I was hoping to hear from a lot of different stories involving ‘women warriors’ and it did not live up to my expectations.
This is still a well written novel and I enjoyed what I read but I was left shorted and annoyed. I feel that the author ‘lied’ about what this book was about and that it should’ve been advertised differently.
This book is a good resource, quoting periodicals, diaries, letters and memoirs of Civil War soldiers to document women as soldiers, nurses, and spies on both sides of conflict in the Civil War.
Eh. The writer gives me information without really supporting it, and the information he presents and claims is fact, I am unable to verify, so it makes me uncomfortable to use those bits of information. On the other, he does present information I can verify, but unfortunately, that same information is already easily contained in other books of the topic. The great thing though, was that he went into a lot of detail about Loretta Velazquez, since I can't find a copy of her memoir, the bad thing is, again, because he set up a precedent for not providing references for his facts in the Emma Edmonds chapter(he said her family was Irish, but doesn't say where he got that info from and Emma herself never says she's irish) I can't fully trust his claims about her. It was very interesting read, I enjoyed reading about the different women who went to war disguised as men, he's a good storyteller.

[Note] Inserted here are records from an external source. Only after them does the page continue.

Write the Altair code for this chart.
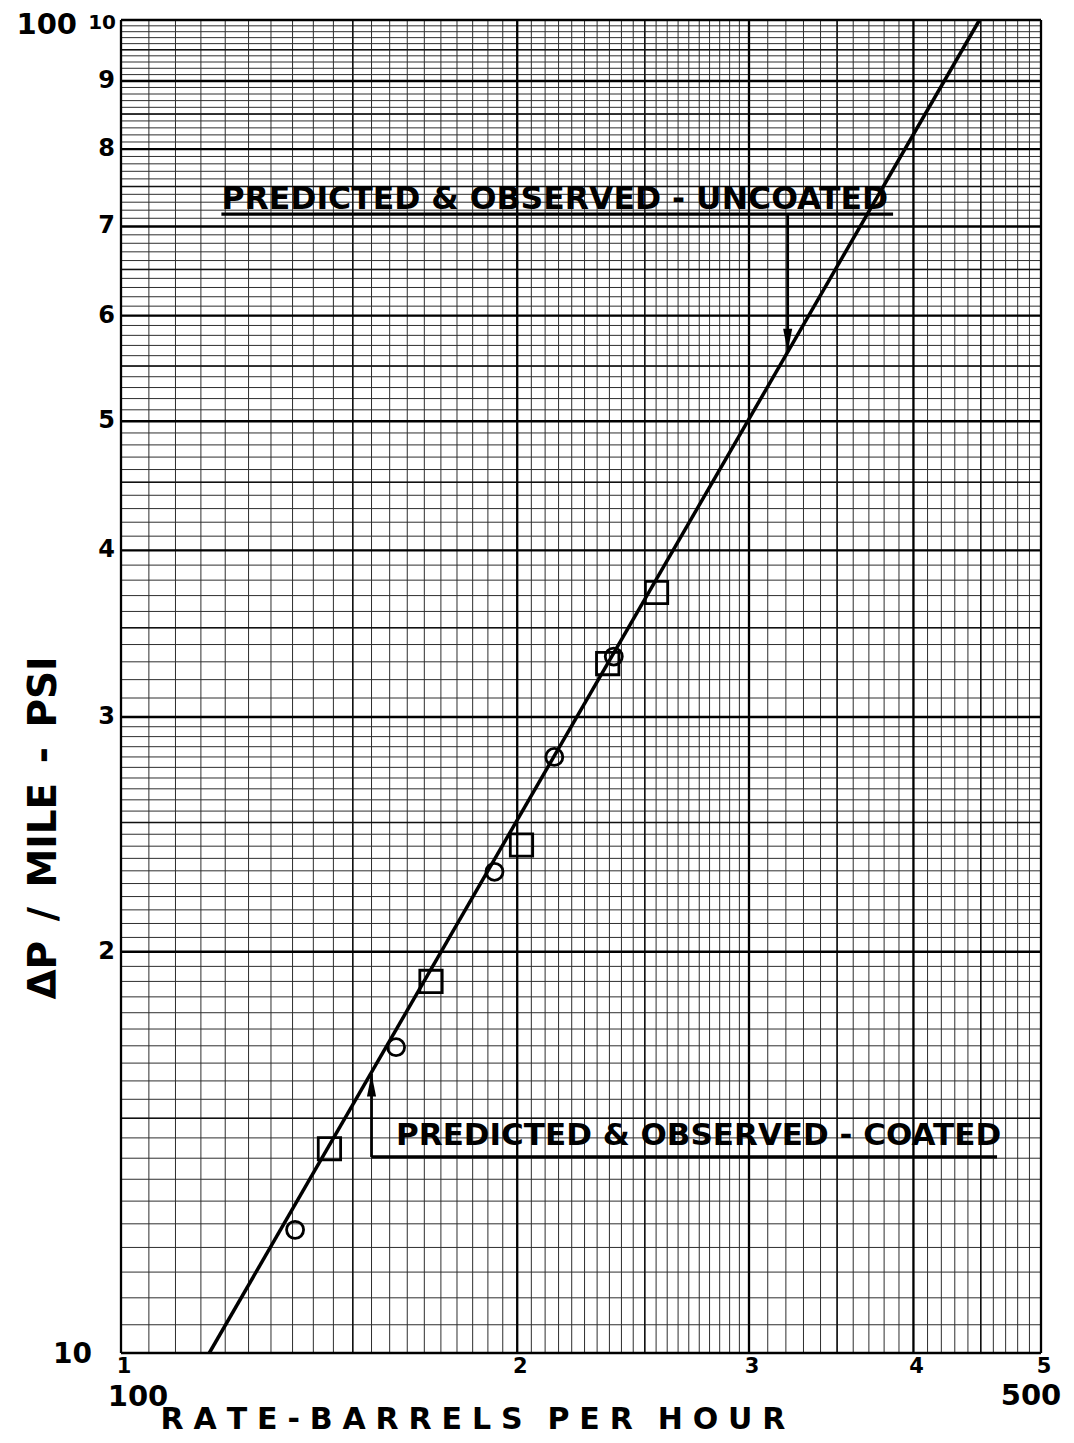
import altair as alt
import pandas as pd
import numpy as np

# ---- data ----
rate_circles = [135.6, 161.8, 192.2, 213.4, 236.8]
dp_circles = [12.37, 16.96, 22.96, 28.0, 33.3]
rate_squares = [144.0, 172.0, 201.5, 234.3, 255.2]
dp_squares = [14.23, 19.0, 24.05, 32.9, 37.2]
rate_line = [116.7, 449.0]
dp_line = [10.0, 100.0]

# ---- tick labels ----
y_tick_values = [20, 30, 40, 50, 60, 70, 80, 90]
y_tick_labels = ["2", "3", "4", "5", "6", "7", "8", "9"]
x_tick_values = [100, 200, 300, 400, 500]
x_tick_labels = ["1", "2", "3", "4", "5"]

# ---- annotations (data coordinates) ----
unc_text = "PREDICTED & OBSERVED - UNCOATED"
unc_text_pos = (119.2, 73.3)
unc_under = (119.2, 386.0, 71.5)   # x1, x2, y
unc_arrow = (321.0, 71.5, 56.4)    # x, y_from, y_tip

coat_text = "PREDICTED & OBSERVED - COATED"
coat_text_pos = (161.8, 14.56)
coat_under = (155.0, 463.0, 14.03)
coat_arrow = (155.0, 14.03, 16.2)

W, H = 920, 1333
FONT = "DejaVu Sans"
xs = alt.Scale(type="log", domain=[100, 500], nice=False)
ys = alt.Scale(type="log", domain=[10, 100], nice=False)

# graph paper rulings
x_minor = list(np.arange(100, 300, 5)) + list(np.arange(300, 501, 10))
x_medium = [150, 250, 350, 450]
x_major = [100, 200, 300, 400, 500]
y_minor = list(np.arange(10, 30, 0.5)) + list(np.arange(30, 100.5, 1))
y_medium = [15, 25, 35, 45, 55, 65, 75, 85, 95]
y_major = [10, 20, 30, 40, 50, 60, 70, 80, 90, 100]


def vgrid(vals, w, color):
    return alt.Chart(pd.DataFrame({"v": vals})).mark_rule(
        strokeWidth=w, color=color
    ).encode(x=alt.X("v:Q", scale=xs, axis=None))


def hgrid(vals, w, color):
    return alt.Chart(pd.DataFrame({"v": vals})).mark_rule(
        strokeWidth=w, color=color
    ).encode(y=alt.Y("v:Q", scale=ys, axis=None))


grid = [
    vgrid(x_minor, 1.0, "#2e2e2e"),
    hgrid(y_minor, 1.0, "#2e2e2e"),
    vgrid(x_medium, 1.5, "#111111"),
    hgrid(y_medium, 1.5, "#111111"),
    vgrid(x_major, 2.3, "#000000"),
    hgrid(y_major, 2.3, "#000000"),
]

line = alt.Chart(pd.DataFrame({"r": rate_line, "d": dp_line})).mark_line(
    color="black", strokeWidth=3.5
).encode(
    x=alt.X("r:Q", scale=xs, axis=None),
    y=alt.Y("d:Q", scale=ys, axis=None),
)

circles = alt.Chart(pd.DataFrame({"r": rate_circles, "d": dp_circles})).mark_point(
    shape="circle", filled=False, size=290, strokeWidth=2.8, color="black", opacity=1
).encode(
    x=alt.X("r:Q", scale=xs, axis=None),
    y=alt.Y("d:Q", scale=ys, axis=None),
)

squares = alt.Chart(pd.DataFrame({"r": rate_squares, "d": dp_squares})).mark_point(
    shape="square", filled=False, size=500, strokeWidth=2.8, color="black", opacity=1
).encode(
    x=alt.X("r:Q", scale=xs, axis=None),
    y=alt.Y("d:Q", scale=ys, axis=None),
)


def ann_text(txt, pos, size):
    return alt.Chart(pd.DataFrame({"x": [pos[0]], "y": [pos[1]], "t": [txt]})).mark_text(
        align="left", baseline="middle", font=FONT, fontSize=size, fontWeight="bold", color="black"
    ).encode(
        x=alt.X("x:Q", scale=xs, axis=None),
        y=alt.Y("y:Q", scale=ys, axis=None),
        text="t:N",
    )


def hrule(spec):
    return alt.Chart(pd.DataFrame({"x1": [spec[0]], "x2": [spec[1]], "y": [spec[2]]})).mark_rule(
        color="black", strokeWidth=3.2
    ).encode(
        x=alt.X("x1:Q", scale=xs, axis=None),
        x2="x2:Q",
        y=alt.Y("y:Q", scale=ys, axis=None),
    )


def vrule(spec):
    return alt.Chart(pd.DataFrame({"x": [spec[0]], "y1": [spec[1]], "y2": [spec[2]]})).mark_rule(
        color="black", strokeWidth=2.8
    ).encode(
        x=alt.X("x:Q", scale=xs, axis=None),
        y=alt.Y("y1:Q", scale=ys, axis=None),
        y2="y2:Q",
    )


def arrowhead(spec, down):
    shape = "M-0.4,-1L0.4,-1L0,1Z" if down else "M-0.4,1L0.4,1L0,-1Z"
    return alt.Chart(pd.DataFrame({"x": [spec[0]], "y": [spec[2]]})).mark_point(
        shape=shape, filled=True, size=520, color="black", opacity=1,
        yOffset=-11.4 if down else 11.4,
    ).encode(
        x=alt.X("x:Q", scale=xs, axis=None),
        y=alt.Y("y:Q", scale=ys, axis=None),
    )


annotations = [
    ann_text(unc_text, unc_text_pos, 31.5),
    hrule(unc_under),
    vrule(unc_arrow),
    arrowhead(unc_arrow, True),
    ann_text(coat_text, coat_text_pos, 31),
    hrule(coat_under),
    vrule(coat_arrow),
    arrowhead(coat_arrow, False),
]

# y tick labels 2..9
ylab = alt.Chart(pd.DataFrame({"v": y_tick_values, "t": y_tick_labels})).mark_text(
    align="right", baseline="middle", font=FONT, fontSize=24, fontWeight="bold", color="black"
).encode(
    x=alt.value(-6),
    y=alt.Y("v:Q", scale=ys, axis=None),
    text="t:N",
)


def single_label(val, txt, size, axis, xpix=None, ypix=None, align="center", dx=0, dy=0):
    base = alt.Chart(pd.DataFrame({"v": [val], "t": [txt]})).mark_text(
        align=align, baseline="middle", font=FONT, fontSize=size, fontWeight="bold",
        color="black", dx=dx, dy=dy,
    )
    if axis == "y":
        return base.encode(x=alt.value(xpix), y=alt.Y("v:Q", scale=ys, axis=None), text="t:N")
    return base.encode(x=alt.X("v:Q", scale=xs, axis=None), y=alt.value(ypix), text="t:N")


# decade labels
y_dec = single_label(100, "10", 20, "y", xpix=-5, align="right", dy=3)
y_big_top = single_label(100, "100", 29, "y", xpix=-44, align="right", dy=5)
y_big_bot = single_label(10, "10", 28, "y", xpix=-29, align="right", dy=2)
x_big_left = single_label(100, "100", 29, "x", ypix=H + 44, dx=17)
x_big_right = single_label(500, "500", 29, "x", ypix=H + 43, dx=-10)

# x tick labels 1..5
xlab = alt.Chart(pd.DataFrame({"v": x_tick_values, "t": x_tick_labels})).mark_text(
    align="center", baseline="middle", font=FONT, fontSize=21, fontWeight="bold", color="black", dx=3
).encode(x=alt.X("v:Q", scale=xs, axis=None), y=alt.value(H + 14), text="t:N")

GAP = "\u2004"
WORD = "\u2004\u2002"
x_title_text = WORD.join(GAP.join(w) for w in ["RATE-BARRELS", "PER", "HOUR"])
x_title = alt.Chart(pd.DataFrame({"t": [x_title_text]})).mark_text(
    align="center", baseline="middle", font=FONT, fontSize=30, fontWeight="bold", color="black"
).encode(x=alt.value(352), y=alt.value(H + 67), text="t:N")

SP = "\u2002"
y_title_text = "ΔP" + SP + "/" + SP + "MILE" + SP + "-" + SP + "PSI"
y_title = alt.Chart(pd.DataFrame({"t": [y_title_text]})).mark_text(
    align="center", baseline="middle", font=FONT, fontSize=39, fontWeight="bold", color="black", angle=270
).encode(x=alt.value(-77), y=alt.value(808), text="t:N")

chart = alt.layer(
    *grid, line, circles, squares, *annotations,
    ylab, y_dec, y_big_top, y_big_bot, x_big_left, x_big_right, xlab, x_title, y_title
).properties(
    width=W, height=H,
    autosize=alt.AutoSizeParams(type="none"),
    padding={"left": 113, "top": 12, "right": 25, "bottom": 90},
    background="white",
).configure_view(stroke=None)

chart.save("out.html", embed_options={"renderer": "svg", "actions": False})
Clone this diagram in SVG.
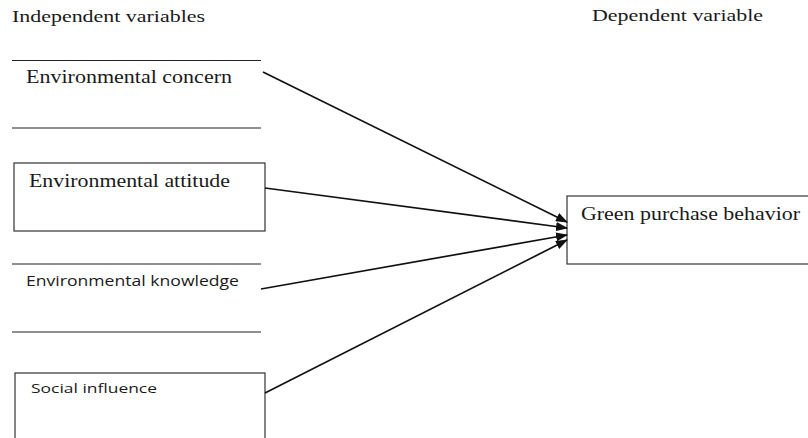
<svg xmlns="http://www.w3.org/2000/svg" width="808" height="438" viewBox="0 0 808 438">
<style>
.serif{font-family:"Liberation Serif","Times New Roman",serif;fill:#1a1a1a}
.sans{font-family:"Open Sans","Noto Sans","Liberation Sans",sans-serif;fill:#1a1a1a}
.rule{stroke:#222;stroke-width:1.2}
.box{fill:#fff;stroke:#333;stroke-width:1.2}
.conn{stroke:#111;stroke-width:1.7;fill:none;marker-end:url(#ah)}
</style>
<defs>
<marker id="ah" markerWidth="12" markerHeight="9" refX="11" refY="4.5" orient="auto" markerUnits="userSpaceOnUse">
<path d="M0,0 L12,4.5 L0,9 Z" fill="#111"/>
</marker>
</defs>
<rect width="808" height="438" fill="#fff"/>
<text class="serif" x="12" y="22" font-size="16.5" textLength="193" lengthAdjust="spacingAndGlyphs">Independent variables</text>
<text class="serif" x="592" y="21" font-size="16.5" textLength="171" lengthAdjust="spacingAndGlyphs">Dependent variable</text>
<g id="concern">
<line class="rule" x1="12" y1="60.5" x2="261" y2="60.5"/>
<line class="rule" x1="12" y1="128" x2="261" y2="128"/>
<text class="serif" x="26" y="83" font-size="18.5" textLength="206" lengthAdjust="spacingAndGlyphs">Environmental concern</text>
</g>
<g id="attitude">
<rect class="box" x="14" y="163" width="251" height="68"/>
<text class="serif" x="29" y="187" font-size="18.5" textLength="201" lengthAdjust="spacingAndGlyphs">Environmental attitude</text>
</g>
<g id="knowledge">
<line class="rule" x1="12" y1="264" x2="261" y2="264"/>
<line class="rule" x1="12" y1="332" x2="261" y2="332"/>
<text class="sans" x="26" y="286" font-size="14" textLength="213" lengthAdjust="spacingAndGlyphs">Environmental knowledge</text>
</g>
<g id="social">
<rect class="box" x="15" y="373" width="250" height="80"/>
<text class="sans" x="31" y="393" font-size="12.5" textLength="126" lengthAdjust="spacingAndGlyphs">Social influence</text>
</g>
<g id="green">
<rect class="box" x="567" y="196" width="250" height="68"/>
<text class="serif" x="581" y="220" font-size="18.5" textLength="219" lengthAdjust="spacingAndGlyphs">Green purchase behavior</text>
</g>
<g id="connectors">
<line class="conn" x1="263" y1="72" x2="567" y2="222"/>
<line class="conn" x1="265" y1="188" x2="567" y2="228"/>
<line class="conn" x1="261" y1="289" x2="567" y2="235"/>
<line class="conn" x1="265" y1="393" x2="567" y2="240"/>
</g>
</svg>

This is one book in my large collection about imposters. The book was entertaining. The author's writing style is not stilted or academic. Like many books of its kind, it is very poorly documented. In his notes the author claims that he "did not want to be a party to reporting fiction as fact, or to help to develop a mythology about women in the Civil War" and then proceeds to do exactly that. There is only a selected bibliography. There are notes in the back of the book for each chapter but, if you check the author's sources, background historical information about battles or local history come from well-researched sources but specific facts about individual women tend to come from sources even more poorly documented than this book. In his notes on Loreta Janeta Velazquez he admits that the evidence is circumstantial. He also states in the notes that when he did check primary sources he found major discrepancies.
I read this book as a source for a school project. I got most of the info I needed and appreciated the primary sources and references to many different people, not just one woman. However, what I did not like was the writing style and plot that jumps around to cover all the people. The book accomplished my goal for it which was to get information, however, I think it could have been written and formatted better.